**Task objective**: Leaving out every picture, copy the lines of the data exactly, from the first through the line containing "return xs.map((x,i)=> x===null".

**Data section**:
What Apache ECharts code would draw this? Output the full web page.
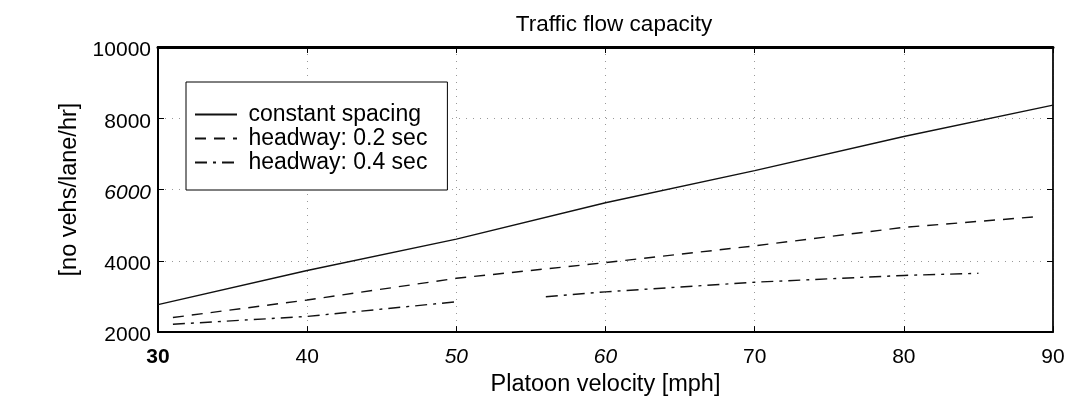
<!DOCTYPE html>
<html><head><meta charset="utf-8">
<script src="https://cdn.jsdelivr.net/npm/echarts@6/dist/echarts.min.js"></script>
<style>html,body{margin:0;padding:0;background:#fff}#c{width:1072px;height:402px}</style>
</head><body><div id="c"></div>
<script>
const title = 'Traffic flow capacity';
const xName = 'Platoon velocity [mph]';
const yName = '[no vehs/lane/hr]';
const seriesNames = ['constant spacing', 'headway: 0.2 sec', 'headway: 0.4 sec'];
const constX = [30, 40, 50, 60, 70, 80, 90];
const constY = [2770, 3730, 4610, 5630, 6530, 7490, 8370];
const h02X = [31, 40, 50, 60, 70, 80, 89];
const h02Y = [2410, 2900, 3510, 3950, 4420, 4940, 5240];
const h04X = [31, 40, 50, null, 56, 60, 70, 80, 85];
const h04Y = [2220, 2440, 2850, null, 2990, 3130, 3400, 3590, 3650];

function pairs(xs, ys){ return xs.map((x,i)=> x===null ? [null,null] : [x, ys[i]]); }

const font = 'Liberation Sans, Arial, sans-serif';
const lab = {fontFamily:font, fontSize:21, color:'#000'};
const chart = echarts.init(document.getElementById('c'));
chart.setOption({
  animation:false,
  backgroundColor:'#fff',
  title:{text:title, left:609, top:8, textAlign:'center', textStyle:{fontFamily:font, fontSize:22.5, fontWeight:'normal', color:'#000'}},
  legend:{
    orient:'vertical', left:186, top:82,
    backgroundColor:'#fff', borderColor:'#000', borderWidth:1,
    padding:[21,20,16,8], itemGap:1, itemWidth:42, itemHeight:14,
    data: seriesNames,
    formatter: n => ' ' + n,
    itemStyle:{opacity:0},
    textStyle:{fontFamily:font, fontSize:23, lineHeight:23, color:'#000'}
  },
  grid:{left:158, right:19, top:47, bottom:64, show:true, borderColor:'#000', borderWidth:1},
  xAxis:[{
    type:'value', min:30, max:90, interval:10,
    name:xName, nameLocation:'middle', nameGap:33,
    nameTextStyle:{fontFamily:font, fontSize:23.5, color:'#000'},
    axisLine:{lineStyle:{color:'#000', width:2}},
    axisTick:{inside:true, length:6, lineStyle:{color:'#000'}},
    axisLabel:{fontFamily:font, fontSize:21, color:'#000', margin:15,
      formatter:v=> v===30 ? '{b|30}' : (v===50||v===60 ? '{i|'+v+'}' : ''+v),
      rich:{b:Object.assign({}, lab, {fontWeight:'bold'}), i:Object.assign({}, lab, {fontStyle:'italic'})}},
    splitLine:{show:true, lineStyle:{color:'#999', type:[1,6], width:1}}
  },{
    type:'value', min:30, max:90, interval:10, position:'top',
    axisLine:{lineStyle:{color:'#000', width:3}},
    axisTick:{inside:true, length:6, lineStyle:{color:'#000'}},
    axisLabel:{show:false}, splitLine:{show:false}
  }],
  yAxis:[{
    type:'value', min:2000, max:10000, interval:2000,
    name:yName, nameLocation:'middle', nameGap:72, nameRotate:90,
    nameTextStyle:{fontFamily:font, fontSize:23.5, color:'#000'},
    axisLine:{show:true, lineStyle:{color:'#000', width:2}},
    axisTick:{show:true, inside:true, length:6, lineStyle:{color:'#000'}},
    axisLabel:{fontFamily:font, fontSize:21, color:'#000', margin:7, padding:[7,0,0,0],
      formatter:v=> v===6000 ? '{i|6000}' : ''+v,
      rich:{i:Object.assign({}, lab, {fontStyle:'italic'})}},
    splitLine:{show:true, lineStyle:{color:'#999', type:[1,6], width:1}}
  },{
    type:'value', min:2000, max:10000, interval:2000, position:'right',
    axisLine:{show:true, lineStyle:{color:'#000', width:1.5}},
    axisTick:{show:true, inside:true, length:6, lineStyle:{color:'#000'}},
    axisLabel:{show:false}, splitLine:{show:false}
  }],
  series:[
    {name:seriesNames[0], type:'line', data:pairs(constX,constY), symbol:'none', connectNulls:false,
     lineStyle:{color:'#111', width:1.4, type:'solid'}, itemStyle:{color:'#111'}},
    {name:seriesNames[1], type:'line', data:pairs(h02X,h02Y), symbol:'none', connectNulls:false,
     lineStyle:{color:'#111', width:1.4, type:[11,8]}, itemStyle:{color:'#111'}},
    {name:seriesNames[2], type:'line', data:pairs(h04X,h04Y), symbol:'none', connectNulls:false,
     lineStyle:{color:'#111', width:1.4, type:[12,6,3,6]}, itemStyle:{color:'#111'}}
  ]
});
</script></body></html>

**Full response**:
What Apache ECharts code would draw this? Output the full web page.
<!DOCTYPE html>
<html><head><meta charset="utf-8">
<script src="https://cdn.jsdelivr.net/npm/echarts@6/dist/echarts.min.js"></script>
<style>html,body{margin:0;padding:0;background:#fff}#c{width:1072px;height:402px}</style>
</head><body><div id="c"></div>
<script>
const title = 'Traffic flow capacity';
const xName = 'Platoon velocity [mph]';
const yName = '[no vehs/lane/hr]';
const seriesNames = ['constant spacing', 'headway: 0.2 sec', 'headway: 0.4 sec'];
const constX = [30, 40, 50, 60, 70, 80, 90];
const constY = [2770, 3730, 4610, 5630, 6530, 7490, 8370];
const h02X = [31, 40, 50, 60, 70, 80, 89];
const h02Y = [2410, 2900, 3510, 3950, 4420, 4940, 5240];
const h04X = [31, 40, 50, null, 56, 60, 70, 80, 85];
const h04Y = [2220, 2440, 2850, null, 2990, 3130, 3400, 3590, 3650];

function pairs(xs, ys){ return xs.map((x,i)=> x===null ? [null,null] : [x, ys[i]]); }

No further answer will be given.